Good news for cat lovers – the USDA has announced it will no longer use kittens for research experiments.
Yes, they really were performing experiments on kittens. Specifically, cats were being used for ‘toxoplasmosis research’ on foodborne illnesses, experiments that were often deadly for felines.
The move comes after a bipartisan Congressional bill that referred to the practice as “taxpayer-funded kitten slaughter”. An estimated $650,000 has been spent on cat experiments since 1970.

Here’s more:

After a huge amount of backlash for using kittens in lethal testing, the USDA is trying to make things right.

The agency is shuttering a lab and program associated with the slaughter of kittens, but it’s also going a step farther.

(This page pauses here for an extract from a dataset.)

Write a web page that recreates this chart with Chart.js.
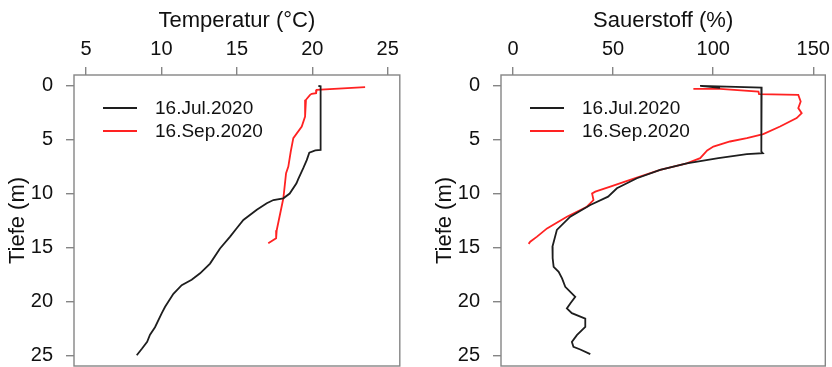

A report detailing the White Coat Waste Project caused public outrage as it explained that kittens, and other animals, were given infected meat from other cats and euthanized in a study of toxoplasmosis.

Last month, federal lawmakers passed the Kitten Act which was a bipartisan effort to stop “taxpayer-funded kitten slaughter.” In a statement, the USDA says the remaining cats will be adopted as research into the parasite-based disease has “been redirected.” They added that their research halved the rate of toxoplasmosis infections.

We don’t get how they chose kittens to begin with… the fuzzy cuties break the internet daily!